> _Given request_: How many of the lines below contain "chart"? Answer with that number alone.

> _Given material_:
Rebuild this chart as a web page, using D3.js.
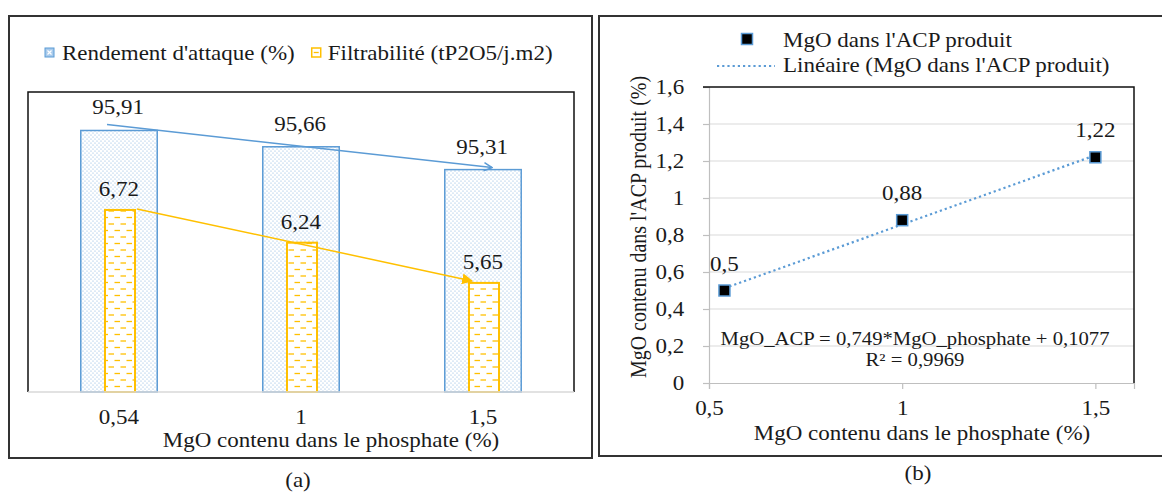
<!DOCTYPE html>
<html lang="fr">

<head>
    <meta charset="UTF-8" />
    <title>MgO - rendement, filtrabilité et ACP</title>
    <script src="https://d3js.org/d3.v7.min.js"></script>
    <style>
        body {
            margin: 0;
            background: #fff;
        }

        svg {
            display: block;
        }

        svg text {
            fill: #1a1a1a;
            font-family: "Liberation Serif", Tinos, "Times New Roman", Times, "DejaVu Serif", serif;
        }
    </style>
</head>

<body>
    <svg id="chart" width="1162" height="492"></svg>

    <script>
        // données
        const categories = ["0,54", "1", "1,5"];
        const rendement = [95.91, 95.66, 95.31];
        const filtrabilite = [6.72, 6.24, 5.65];

        const mgoPhosphate = [0.54, 1, 1.5];
        const mgoACP = [0.5, 0.88, 1.22];
        const regSlope = 0.749;
        const regIntercept = 0.1077;
        const regR2 = "0,9969";
        const xTicksB = [0.5, 1, 1.5];

        const blue = "#5b9bd5";
        const yellow = "#ffc000";
        const SX = 1.15; // la figure d'origine est étirée en largeur

        const fmt = d => String(d).replace(".", ",");

        const svg = d3.select("#chart");

        function txt(g, x, y, s, size, anchor) {
            return g.append("text")
                .attr("transform", `translate(${x},${y}) scale(${SX},1)`)
                .attr("text-anchor", anchor || "middle")
                .attr("font-size", size)
                .text(s);
        }

        // motifs de remplissage
        const defs = svg.append("defs");
        const dots = defs.append("pattern")
            .attr("id", "dots")
            .attr("patternUnits", "userSpaceOnUse")
            .attr("width", 4).attr("height", 4);
        dots.append("rect").attr("width", 4).attr("height", 4).attr("fill", "#fff");
        dots.append("circle").attr("cx", 1).attr("cy", 1).attr("r", 0.6).attr("fill", "#7fb0e0");
        dots.append("circle").attr("cx", 3).attr("cy", 3).attr("r", 0.6).attr("fill", "#7fb0e0");

        const dashes = defs.append("pattern")
            .attr("id", "dashes")
            .attr("patternUnits", "userSpaceOnUse")
            .attr("width", 12).attr("height", 13);
        dashes.append("rect").attr("width", 12).attr("height", 13).attr("fill", "#fff");
        dashes.append("line").attr("x1", 0.5).attr("x2", 6).attr("y1", 3).attr("y2", 3)
            .attr("stroke", yellow).attr("stroke-width", 1.3);
        dashes.append("line").attr("x1", 6.5).attr("x2", 12).attr("y1", 9.5).attr("y2", 9.5)
            .attr("stroke", yellow).attr("stroke-width", 1.3);

        defs.append("marker")
            .attr("id", "arrowBlue")
            .attr("viewBox", "0 0 10 10")
            .attr("refX", 9).attr("refY", 5)
            .attr("markerWidth", 10).attr("markerHeight", 10)
            .attr("markerUnits", "userSpaceOnUse")
            .attr("orient", "auto")
            .append("path")
            .attr("d", "M1,1 L9,5 L1,9")
            .attr("fill", "none")
            .attr("stroke", blue)
            .attr("stroke-width", 1.5);

        defs.append("marker")
            .attr("id", "arrowYellow")
            .attr("viewBox", "0 0 10 10")
            .attr("refX", 9).attr("refY", 5)
            .attr("markerWidth", 11).attr("markerHeight", 11)
            .attr("markerUnits", "userSpaceOnUse")
            .attr("orient", "auto")
            .append("path")
            .attr("d", "M0,0 L10,5 L0,10 Z")
            .attr("fill", yellow);

        // ---------------- (a) ----------------
        const gA = svg.append("g");
        gA.append("rect")
            .attr("x", 9).attr("y", 16).attr("width", 583).attr("height", 442)
            .attr("fill", "none").attr("stroke", "#333").attr("stroke-width", 2);

        const plotA = { left: 28, right: 574, top: 92, bottom: 392 };

        const xA = d3.scaleBand()
            .domain(categories)
            .range([plotA.left, plotA.right])
            .padding(0);
        const yRend = d3.scaleLinear().domain([91.9, 96.5]).range([plotA.bottom, plotA.top]);
        const yFilt = d3.scaleLinear().domain([4.05, 8.45]).range([plotA.bottom, plotA.top]);

        const wBlue = xA.bandwidth() * 0.42;
        const wYel = xA.bandwidth() * 0.165;
        const cx = d => xA(d) + xA.bandwidth() / 2;

        gA.selectAll(".bar-rend")
            .data(rendement)
            .join("rect")
            .attr("class", "bar-rend")
            .attr("x", (d, i) => cx(categories[i]) - wBlue / 2)
            .attr("y", d => yRend(d))
            .attr("width", wBlue)
            .attr("height", d => plotA.bottom - yRend(d))
            .attr("fill", "url(#dots)")
            .attr("stroke", blue)
            .attr("stroke-width", 1.5);

        gA.selectAll(".bar-filt")
            .data(filtrabilite)
            .join("rect")
            .attr("class", "bar-filt")
            .attr("x", (d, i) => cx(categories[i]) + 1 - wYel / 2)
            .attr("y", d => yFilt(d))
            .attr("width", wYel)
            .attr("height", d => plotA.bottom - yFilt(d))
            .attr("fill", "url(#dashes)")
            .attr("stroke", yellow)
            .attr("stroke-width", 2);

        // cadre de la zone de tracé
        gA.append("path")
            .attr("d", `M${plotA.left},${plotA.bottom} V${plotA.top} H${plotA.right} V${plotA.bottom}`)
            .attr("fill", "none").attr("stroke", "#111").attr("stroke-width", 1.5);
        gA.append("line")
            .attr("x1", plotA.left).attr("x2", plotA.right)
            .attr("y1", plotA.bottom).attr("y2", plotA.bottom)
            .attr("stroke", "#d9d9d9").attr("stroke-width", 1.5);

        // flèches de tendance
        gA.append("line")
            .attr("x1", cx(categories[0]) - 12).attr("y1", yRend(rendement[0]) - 6)
            .attr("x2", cx(categories[2]) + 9).attr("y2", yRend(rendement[2]) - 2)
            .attr("stroke", blue).attr("stroke-width", 1.5)
            .attr("marker-end", "url(#arrowBlue)");
        gA.append("line")
            .attr("x1", cx(categories[0]) + 18).attr("y1", yFilt(filtrabilite[0]) - 1)
            .attr("x2", cx(categories[2]) - 11).attr("y2", yFilt(filtrabilite[2]) - 2)
            .attr("stroke", yellow).attr("stroke-width", 1.5)
            .attr("marker-end", "url(#arrowYellow)");

        // étiquettes de valeurs
        rendement.forEach((d, i) => {
            txt(gA, cx(categories[i]) - 1, yRend(d) - 16, fmt(d), 20);
        });
        filtrabilite.forEach((d, i) => {
            txt(gA, cx(categories[i]), yFilt(d) - 14, fmt(d), 20);
        });

        // axe x
        categories.forEach(c => txt(gA, cx(c), 424, c, 20));
        txt(gA, 331, 447, "MgO contenu dans le phosphate (%)", 20);

        // légende
        gA.append("rect").attr("x", 45).attr("y", 48).attr("width", 9).attr("height", 9)
            .attr("fill", "#a9cbec").attr("stroke", blue).attr("stroke-width", 1);
        gA.append("path").attr("d", "M47.5,50.5 L51.5,54.5 M51.5,50.5 L47.5,54.5")
            .attr("stroke", "#fff").attr("stroke-width", 1.2);
        const leg1 = txt(gA, 62, 60, "Rendement d'attaque (%)", 20, "start");
        const leg2x = 62 + leg1.node().getComputedTextLength() * SX + 17;
        gA.append("rect").attr("x", leg2x).attr("y", 48).attr("width", 9).attr("height", 9)
            .attr("fill", "#fff").attr("stroke", yellow).attr("stroke-width", 1.5);
        gA.append("line").attr("x1", leg2x + 2).attr("x2", leg2x + 7).attr("y1", 52.5).attr("y2", 52.5)
            .attr("stroke", yellow).attr("stroke-width", 1.3);
        txt(gA, leg2x + 16, 60, "Filtrabilité (tP2O5/j.m2)", 20, "start");

        txt(svg, 298, 487, "(a)", 20);

        // ---------------- (b) ----------------
        const gB = svg.append("g");
        gB.append("rect")
            .attr("x", 599).attr("y", 16).attr("width", 570).attr("height", 440)
            .attr("fill", "none").attr("stroke", "#333").attr("stroke-width", 2);

        const plotB = { left: 709, right: 1134, top: 87, bottom: 383 };
        const xB = d3.scaleLinear().domain([0.5, 1.6]).range([plotB.left, plotB.right]);
        const yB = d3.scaleLinear().domain([0, 1.6]).range([plotB.bottom, plotB.top]);
        const yTicksB = yB.ticks(8);

        gB.selectAll(".grid")
            .data(yTicksB.filter(t => t > 0 && t < 1.6))
            .join("line")
            .attr("class", "grid")
            .attr("x1", plotB.left).attr("x2", plotB.right)
            .attr("y1", d => yB(d)).attr("y2", d => yB(d))
            .attr("stroke", "#d9d9d9").attr("stroke-width", 1.2);

        // axe y
        const axisY = gB.append("g")
            .attr("transform", `translate(${plotB.left},0)`)
            .call(d3.axisLeft(yB).tickValues(yTicksB).tickSize(6).tickPadding(13).tickFormat(fmt));
        axisY.attr("font-family", null);
        axisY.select(".domain").attr("stroke", "#bfbfbf").attr("stroke-width", 1.2);
        axisY.selectAll(".tick line").attr("stroke", "#bfbfbf").attr("stroke-width", 1.2);
        axisY.selectAll(".tick text")
            .attr("font-size", 20)
            .attr("fill", "#1a1a1a")
            .attr("dy", "0.34em")
            .attr("transform", function () {
                const x = +d3.select(this).attr("x");
                return `translate(${x * (SX - 1)},0) scale(${SX},1)`;
            });

        // axe x
        const axisX = gB.append("g")
            .attr("transform", `translate(0,${plotB.bottom})`)
            .call(d3.axisBottom(xB).tickValues(xTicksB).tickSize(6).tickPadding(12).tickFormat(fmt));
        axisX.attr("font-family", null);
        axisX.select(".domain").attr("stroke", "#bfbfbf").attr("stroke-width", 1.2);
        axisX.selectAll(".tick line").attr("stroke", "#bfbfbf").attr("stroke-width", 1.2);
        axisX.selectAll(".tick text")
            .attr("font-size", 20)
            .attr("fill", "#1a1a1a")
            .attr("transform", `scale(${SX},1)`);

        // cadre haut et droit
        gB.append("path")
            .attr("d", `M${plotB.left - 6},${plotB.top} H${plotB.right} V${plotB.bottom}`)
            .attr("fill", "none").attr("stroke", "#111").attr("stroke-width", 1.5);

        // droite de régression
        const xr = d3.extent(mgoPhosphate);
        gB.append("line")
            .attr("x1", xB(xr[0])).attr("y1", yB(regSlope * xr[0] + regIntercept))
            .attr("x2", xB(xr[1])).attr("y2", yB(regSlope * xr[1] + regIntercept))
            .attr("stroke", blue).attr("stroke-width", 2.2)
            .attr("stroke-dasharray", "2.2,3");

        // points
        gB.selectAll(".pt")
            .data(mgoACP)
            .join("rect")
            .attr("class", "pt")
            .attr("x", (d, i) => xB(mgoPhosphate[i]) - 5.5)
            .attr("y", d => yB(d) - 5.5)
            .attr("width", 11).attr("height", 11)
            .attr("fill", "#000").attr("stroke", blue).attr("stroke-width", 1.5);

        mgoACP.forEach((d, i) => {
            txt(gB, xB(mgoPhosphate[i]), yB(d) - 20, fmt(d), 20);
        });

        // équation
        txt(gB, 915, 345, `MgO_ACP = ${fmt(regSlope)}*MgO_phosphate + ${fmt(regIntercept)}`, 18);
        txt(gB, 915, 366, `R² = ${regR2}`, 18);

        // titres des axes
        txt(gB, 922, 440, "MgO contenu dans le phosphate (%)", 20);
        gB.append("text")
            .attr("transform", `translate(646,227) rotate(-90) scale(1,${SX})`)
            .attr("text-anchor", "middle")
            .attr("font-size", 20)
            .text("MgO contenu dans l'ACP produit (%)");

        // légende
        gB.append("rect").attr("x", 741.5).attr("y", 33.5).attr("width", 11).attr("height", 11)
            .attr("fill", "#000").attr("stroke", blue).attr("stroke-width", 1.5);
        txt(gB, 783, 47, "MgO dans l'ACP produit", 20, "start");
        gB.append("line").attr("x1", 717).attr("x2", 775).attr("y1", 66).attr("y2", 66)
            .attr("stroke", blue).attr("stroke-width", 2.2).attr("stroke-dasharray", "2.2,3");
        txt(gB, 783, 72, "Linéaire (MgO dans l'ACP produit)", 20, "start");

        txt(svg, 918, 480, "(b)", 20);
    </script>
</body>

</html>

> _Task output_: 3